Déjà on peut noter la présence de deux modes arcades liés à la campagne solo et se jouant également à un joueur. Dans les deux modes on refait les chapitres du solo, mais sans les fioritures. D'abord, il y a une chasse aux points où le but est simplement de comboter un maximum en enchaînant les kills avec style. Ensuite on a un mode contre-la-montre qui nous donne une minute pour finir un chapitre, chaque kill rapportant quelques précieuses secondes supplémentaire ; ici le but est donc de finir avec le maximum de temps en rab'. Li'dée est sympathique mais est entaché par le même défaut que le mode histoire...et oui ces maudites cutscenes. Si la plupart sont supprimées ou peuvent être passées, certaines sont présentes et pour cause, elles masquent des temps de chargement. Recommencer une attaque de score en sachant qu'on devra revoir certains passages est vraiment handicapant, je pense. Il y aurait eu moyen avec la même idée de faire quelque chose de mieux, quitte à utiliser plutôt des maps du mode multijoueur.

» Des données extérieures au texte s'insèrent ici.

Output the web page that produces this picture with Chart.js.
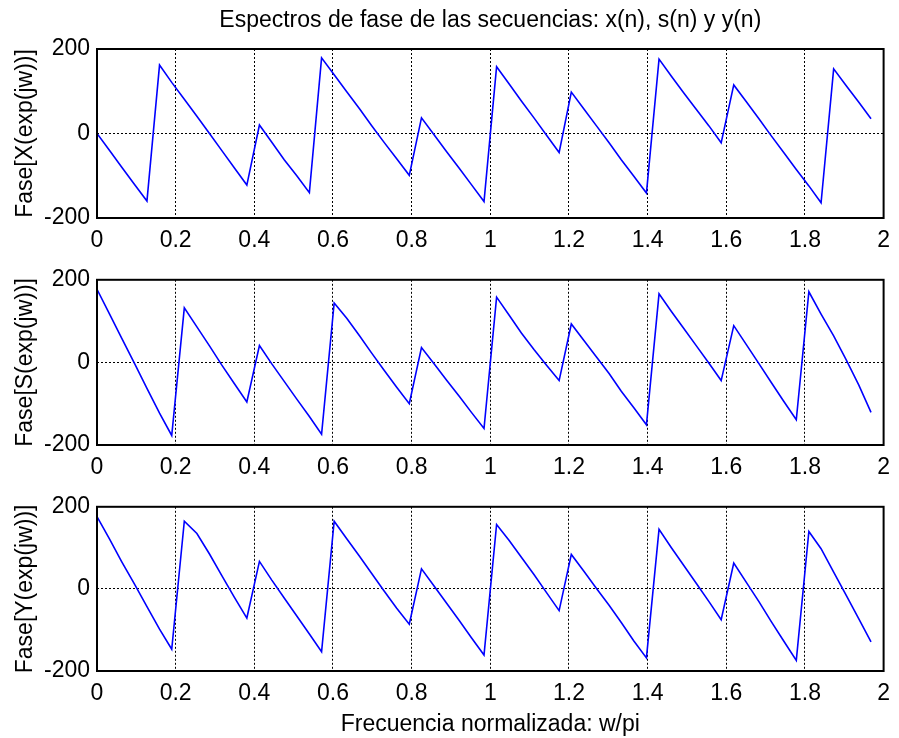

L'idée est louable, mais le fait que certaines cutscenes soient encore là casse un peu le délire du scoring.
D'ailleurs, on pourrait douter de l'intérêt de mettre un mode multijoueur à un jeu qui est fiché dans une franchise solo, mais Rockstar a soigné son bébé pour que l'on est pas l'impression que c'est ajouté au chausse-pied. Les modes de jeu proposés sont très classiques, du deathmatch par équipe, au deathmatch solo, en passant par les objectifs classiques comme king of the hill, ou capture the flag qui sont ici re-contextualisés (on transporte un sac de drogue ou d'armes, pas un drapeau). On a le droit à tout ce que propose la concurrence dans le domaine, excepté le mode horde à la Gears of War 2 ou Halo ODST, ce qui reste bien dommage. En revanche, on a un mode intitulé « guerre de gangs » qui est une composition en cinq manches d'objectifs imbriquées dans un aspect quelque peu narratif (sans grand prétention) et surtout le mode Payne Maximum qui consiste à tuer un joueur incarnant Max Payne pour prendre sa place, sachant que ce dernier est beaucoup plus fort que ses adversaires.

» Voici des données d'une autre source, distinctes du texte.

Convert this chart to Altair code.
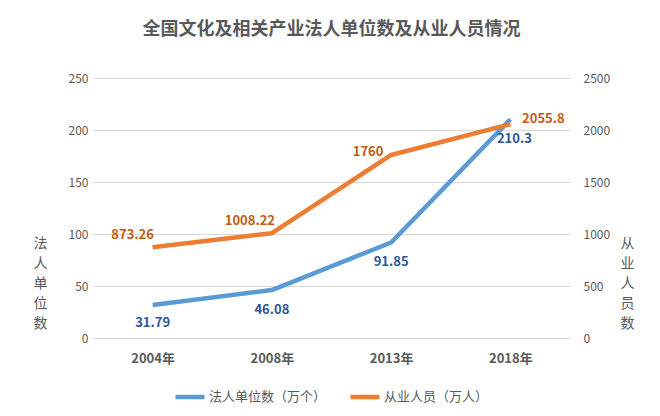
import altair as alt
import pandas as pd

years = ["2004年", "2008年", "2013年", "2018年"]
units = [31.79, 46.08, 91.85, 210.3]          # 法人单位数（万个）
workers = [873.26, 1008.22, 1760, 2055.8]      # 从业人员（万人）
series_names = ["法人单位数（万个）", "从业人员（万人）"]
series_colors = ["#5B9BD5", "#ED7D31"]

df_u = pd.DataFrame({"year": years, "value": units, "series": series_names[0]})
df_w = pd.DataFrame({"year": years, "value": workers, "series": series_names[1]})

FONT = "Noto Sans CJK SC"
GRAY = "#595959"

x_enc = alt.X("year:N", sort=years,
              scale=alt.Scale(paddingInner=0, paddingOuter=0.5),
              axis=alt.Axis(title=None, labelAngle=0, labelFontWeight="bold",
                            labelFontSize=13, labelColor=GRAY, labelFont=FONT,
                            labelPadding=14, domain=False, ticks=False, grid=False))

color_enc = alt.Color("series:N",
                      scale=alt.Scale(domain=series_names, range=series_colors),
                      legend=alt.Legend(title=None, orient="none", direction="horizontal",
                                        legendX=80, legendY=302,
                                        symbolType="stroke", symbolStrokeWidth=4.5,
                                        symbolSize=841, labelFontSize=13, labelColor=GRAY,
                                        labelFont=FONT, columnPadding=14, labelOffset=2))

y_left = alt.Y("value:Q", scale=alt.Scale(domain=[0, 250]),
               axis=alt.Axis(title=list("法人单位数"), titleAngle=0, titleX=-53, titleY=158,
                             titleBaseline="top", titleAlign="center", titleLineHeight=20,
                             titleFontSize=14, titleFontWeight="normal", titleColor=GRAY,
                             titleFont=FONT, format="d",
                             values=[0, 50, 100, 150, 200, 250], labelFontSize=12,
                             labelColor=GRAY, labelFont=FONT, labelPadding=5,
                             domain=False, ticks=False, grid=True, gridColor="#D9D9D9"))

y_right = alt.Y("value:Q", scale=alt.Scale(domain=[0, 2500]),
                axis=alt.Axis(orient="right", title=list("从业人员数"), titleAngle=0,
                              titleX=57, titleY=158, titleBaseline="top", titleAlign="center",
                              titleLineHeight=20, titleFontSize=14, titleFontWeight="normal",
                              titleColor=GRAY, titleFont=FONT, format="d",
                              values=[0, 500, 1000, 1500, 2000, 2500], labelFontSize=12,
                              labelColor=GRAY, labelFont=FONT, labelPadding=13,
                              domain=False, ticks=False, grid=False))

line_u = alt.Chart(df_u).mark_line(strokeWidth=4.5, strokeJoin="round").encode(
    x=x_enc, y=y_left, color=color_enc)
line_w = alt.Chart(df_w).mark_line(strokeWidth=4.5, strokeJoin="round").encode(
    x=x_enc, y=y_right, color=color_enc)

# label offsets (style only)
u_off = {"2004年": (0, 18), "2008年": (0, 20), "2013年": (0, 20), "2018年": (4, 20)}
w_off = {"2004年": (-20, -12), "2008年": (-22, -12), "2013年": (-23, -3), "2018年": (33, -5)}

def labels(df, offs, y_enc, color):
    layers = []
    for yr, (dx, dy) in offs.items():
        layers.append(
            alt.Chart(df).transform_filter(alt.datum.year == yr).mark_text(
                dx=dx, dy=dy, fontSize=13, fontWeight="bold", font=FONT, color=color,
                align="center", baseline="middle"
            ).encode(x=x_enc, y=y_enc, text=alt.Text("value:Q"))
        )
    return layers

lab_u = labels(df_u, u_off, y_left, "#2F5597")
lab_w = labels(df_w, w_off, y_right, "#C55A11")

left = alt.layer(line_u, *lab_u)
right = alt.layer(line_w, *lab_w)

chart = alt.layer(left, right).resolve_scale(y="independent").properties(
    width=477, height=260,
    title=alt.TitleParams("全国文化及相关产业法人单位数及从业人员情况", fontSize=18,
                          fontWeight="bold", color=GRAY, font=FONT, anchor="middle",
                          offset=33),
    autosize=alt.AutoSizeParams(type="none"),
    padding={"left": 85, "top": 70, "right": 82, "bottom": 70},
    background="white",
).configure_view(stroke=None)

chart.save("out.html", embed_options={"renderer": "svg", "actions": False})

Décidemment, les multijoueurs de chez Rockstar ne sont pas à sous-estimer.
C'est là que vient le paradoxe pour ma part ; le gameplay de Max Payne 3 est presque mieux mis en avant grâce au multijoueur. Alors que les modes de jeu sont classiques, le gameplay de TPS cover et bullet-time marche parfaitement en ligne et provoque fréquemment des fusillades très grisantes. On se fait certes bousculer sur ses premières parties, mais une fois dans le bain, on travaille d'arrache-pied pour tuer avec classe, d'autant que ce mode en ligne dispose de petites idées géniales. Si par exemple un ennemi vous tues deux fois, il est possible de demander une vendetta sur cet odieux personnage : il sera alors marqué et en cas de kill on ramasse plus de points pour son équipe. On peut également fouiller le corps de ses victimes afin d'y trouver de l'argent qui servira à augmenter son équipement avec de nouvelles améliorations d'armes, ou des bonus comme la possibilité de faire croire au camp adverse qu'on est des leurs ; concrètement cela veut dire que son nom apparaît en blanc comme un coéquipier et non en rouge...dans le feu de l'action on se fait avoir facilement.

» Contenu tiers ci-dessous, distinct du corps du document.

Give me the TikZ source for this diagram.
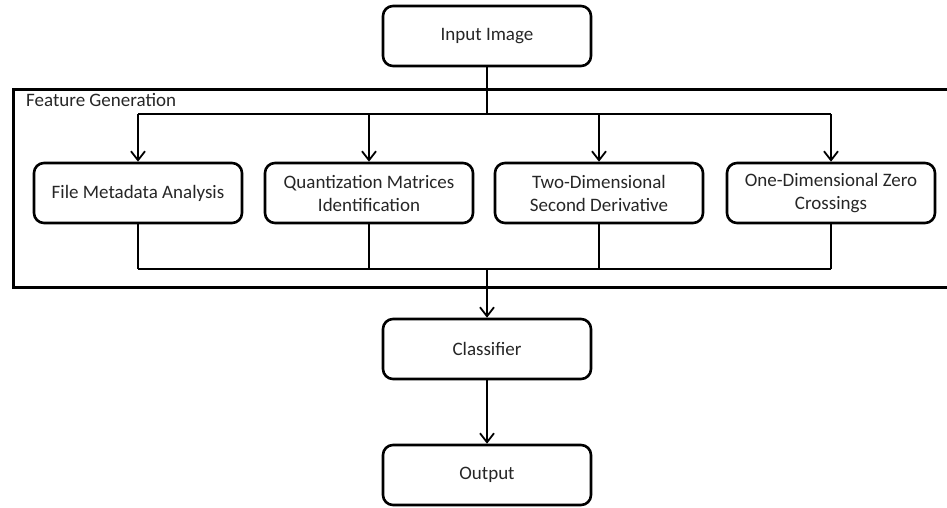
\documentclass[tikz,border=0pt]{standalone}
\usepackage{fontspec}
\setmainfont{Carlito}
\usetikzlibrary{arrows.meta}
\definecolor{txt}{HTML}{262626}
\tikzset{
  stepbox/.style={draw=black, line width=2.6pt, rounded corners=10pt,
    minimum width=208pt, minimum height=60pt, align=center, text=txt,
    font=\fontsize{19}{23}\selectfont, inner sep=0pt},
  conn/.style={draw=black, line width=1.8pt},
  arr/.style={conn, -{Straight Barb[length=9pt,width=14pt,line width=1.8pt]}},
  framebox/.style={draw=black, line width=2.8pt, inner sep=0pt, anchor=north west}
}
\begin{document}
\begin{tikzpicture}[x=1pt,y=-1pt]
\useasboundingbox (0,0) rectangle (947,507);
% outer frame of the feature stage
\node[framebox, minimum width=950pt, minimum height=198pt] (frame) at (12,88) {};
\node[anchor=west, text=txt, font=\fontsize{19}{23}\selectfont, inner sep=0pt] (fglabel) at (26,100) {Feature Generation};
% main boxes
\node[stepbox] (inp) at (487,36) {Input Image};
\node[stepbox] (f1) at (138,193) {File Metadata Analysis};
\node[stepbox] (f2) at (369,193) {Quantization Matrices\\Identification};
\node[stepbox] (f3) at (599,193) {Two-Dimensional\\Second Derivative};
\node[stepbox] (f4) at (831,193) {One-Dimensional Zero\\Crossings};
\node[stepbox] (cls) at (487,349) {Classifier};
\node[stepbox] (out) at (487,475) {Output};
% branching and joining points
\coordinate (split) at (487,114);
\coordinate (merge) at (487,269);
% distribution to the feature extractors
\draw[conn] (inp.south) -- (split);
\draw[conn] (split -| f1.north) -- (split -| f4.north);
\foreach \f in {f1,f2,f3,f4} {
  \draw[arr] (split -| \f.north) -- (\f.north);
  \draw[conn] (\f.south) -- (merge -| \f.south);
}
% collection into the classifier
\draw[conn] (merge -| f1.south) -- (merge -| f4.south);
\draw[arr] (merge) -- (cls.north);
\draw[arr] (cls.south) -- (out.north);
\end{tikzpicture}
\end{document}
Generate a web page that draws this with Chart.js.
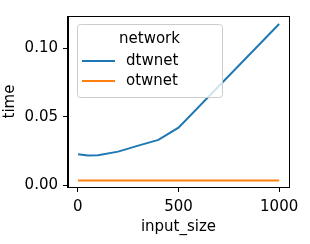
<!DOCTYPE html>
<html>
<head>
<meta charset="utf-8">
<script src="https://cdn.jsdelivr.net/npm/chart.js@4.4.0/dist/chart.umd.min.js"></script>
<style>
  html, body { margin: 0; padding: 0; background: #fff; }
  #wrap { width: 310px; height: 244px; }
</style>
</head>
<body>
<div id="wrap"><canvas id="timechart" width="310" height="244"></canvas></div>
<script>
// data
const inputSizes = [1, 50, 100, 200, 300, 400, 500, 1000];
const dtwnetTime = [0.0226, 0.0217, 0.0219, 0.0245, 0.0289, 0.0331, 0.0420, 0.1177];
const otwnetTime = [0.0035, 0.0035, 0.0035, 0.0035, 0.0035, 0.0035, 0.0035, 0.0035];
const xTicks = [0, 500, 1000];
const yTicks = [0, 0.05, 0.10];
const seriesNames = ['dtwnet', 'otwnet'];
const legendTitle = 'network';

Chart.defaults.font.family = "'DejaVu Sans', sans-serif";
Chart.defaults.font.size = 15;
Chart.defaults.color = '#000';

function points(ys) {
  return inputSizes.map((x, i) => ({ x: x, y: ys[i] }));
}

// box around plot + legend drawn inside the axes (matplotlib style)
const boxAndLegend = {
  id: 'boxAndLegend',
  afterDatasetsDraw(chart) {
    const ctx = chart.ctx;
    const a = chart.chartArea;
    ctx.save();
    ctx.strokeStyle = '#000';
    ctx.lineWidth = 1;
    ctx.strokeRect(Math.round(a.left) - 0.5, Math.round(a.top) + 0.5,
      Math.round(a.right - a.left) + 1, Math.round(a.bottom - a.top));

    // legend
    const lx = 77, ly = 24, lw = 145, lh = 73;
    ctx.fillStyle = 'rgba(255,255,255,0.8)';
    ctx.strokeStyle = '#cccccc';
    ctx.beginPath();
    ctx.roundRect(lx + 0.5, ly + 0.5, lw, lh, 3);
    ctx.fill();
    ctx.stroke();

    ctx.fillStyle = '#000';
    ctx.font = "15px 'DejaVu Sans'";
    ctx.textBaseline = 'middle';
    ctx.textAlign = 'center';
    ctx.fillText(legendTitle, lx + lw / 2, ly + 15);
    ctx.textAlign = 'left';
    chart.data.datasets.forEach((ds, i) => {
      const y = ly + 37 + i * 20;
      ctx.strokeStyle = ds.borderColor;
      ctx.lineWidth = 2;
      ctx.beginPath();
      ctx.moveTo(82, y);
      ctx.lineTo(115, y);
      ctx.stroke();
      ctx.fillText(ds.label, 126, y);
    });
    ctx.restore();
  }
};

const chart = new Chart(document.getElementById('timechart'), {
  type: 'line',
  data: {
    datasets: [{
      label: seriesNames[0],
      data: points(dtwnetTime),
      borderColor: '#1f77b4',
      borderWidth: 2,
      pointRadius: 0,
      tension: 0
    }, {
      label: seriesNames[1],
      data: points(otwnetTime),
      borderColor: '#ff7f0e',
      borderWidth: 2,
      pointRadius: 0,
      tension: 0
    }]
  },
  options: {
    responsive: false,
    animation: false,
    layout: { padding: { left: 0, right: 21, top: 16, bottom: 0 } },
    plugins: {
      legend: { display: false },
      tooltip: { enabled: false }
    },
    scales: {
      x: {
        type: 'linear',
        min: -48.95,
        max: 1048.95,
        afterBuildTicks: (s) => { s.ticks = xTicks.map(v => ({ value: v })); },
        afterFit: (s) => { s.height = 57; },
        grid: { display: true, drawOnChartArea: false, drawTicks: true, tickLength: 5, tickColor: '#000' },
        border: { display: true, color: '#000', width: 1 },
        ticks: { padding: 6, maxRotation: 0, callback: (v) => String(v) },
        title: { display: true, text: 'input_size', padding: { top: 1, bottom: 8 } }
      },
      y: {
        min: -0.0013,
        max: 0.1235,
        afterBuildTicks: (s) => { s.ticks = yTicks.map(v => ({ value: v })); },
        afterFit: (s) => { s.width = 68; },
        grid: { display: true, drawOnChartArea: false, drawTicks: true, tickLength: 5, tickColor: '#000' },
        border: { display: true, color: '#000', width: 1 },
        ticks: { padding: 5, callback: (v) => v.toFixed(2) },
        title: { display: true, text: 'time', padding: { top: 1, bottom: 0 } }
      }
    }
  },
  plugins: [boxAndLegend]
});
</script>
</body>
</html>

Pour en finir avec cette nouvelle réalisation Rockstar Games sur la génération HD, clairement je ne suis pas satisfait à cent pour cent. Si je devais considérer le solo uniquement, Max Payne 3 n'est pas le TPS ultime que j'imaginais, mais offre quelque chose de fort quand même. Ce n'est ni dû au gameplay parfaitement balancé, ni à la réalisation absolument hallucinante que ce soit graphiquement, en terme sonore (la musique et les bruitages divins) ou de mise en scène, mais bien à la combinaison des deux qui laisse souvent perplexe ; pourquoi ne pourrais-je pas appuyer moi-même sur un interrupteur ? Pourquoi ne pouvais-je pas moi même aller de la porte à la couverture ? Pourquoi n'ai-je le contrôle de mon sniper que quand un ennemi apparaît ? L'histoire laisse également son lot de questionnement, notamment sur ce Max Payne qui semble tout assumer avec cynisme, son alcoolisme, son addiction aux anti-douleurs, sa dépression, son incompétence notoire à sauver les femmes, tout sauf son génocide qui voit un pique final d'une violence graphique jamais vue dans un jeu vidéo et qui transforme le sombre héros en psychopathe. Pourtant, pourtant, il reste au dessus de la moyenne sur bien des aspects et certaines séquences sont absolument mémorables, à la fois en cinématique et en gameplay. Même ce scénario et cette ambiance qui donne une sorte de Uncharted meets Kane&Lynch 2, porte quelque chose, difficilement quantifiable, mais qui est là malgré toutes les répliques satiriques du héros. Et puis le solo n'est pas le seul point à exploiter puisque le multi offre une expérience complète avec un gameplay excellent qui le place dans les tous meilleurs de sa catégorie ; reste à savoir s'il sera jouer, en tout cas il le mériterait. Max Payne 3 reste un jeu à faire, vraiment, mais certainement pas au prix fort et c'est bien dommage. Mon cœur de fan de Rockstar est un peu écorché...un tout petit peu.
PS: Si vous avez la possibilité de choisir, privilégiez la version PC ou PS3. Sur Xbox360, deux disques demandent de switcher (pour les défis aussi si les missions sont sur le second disque) et surtout sans installations, il y a quelques bugs comme des cinématiques qui ne partent pas du premier coup.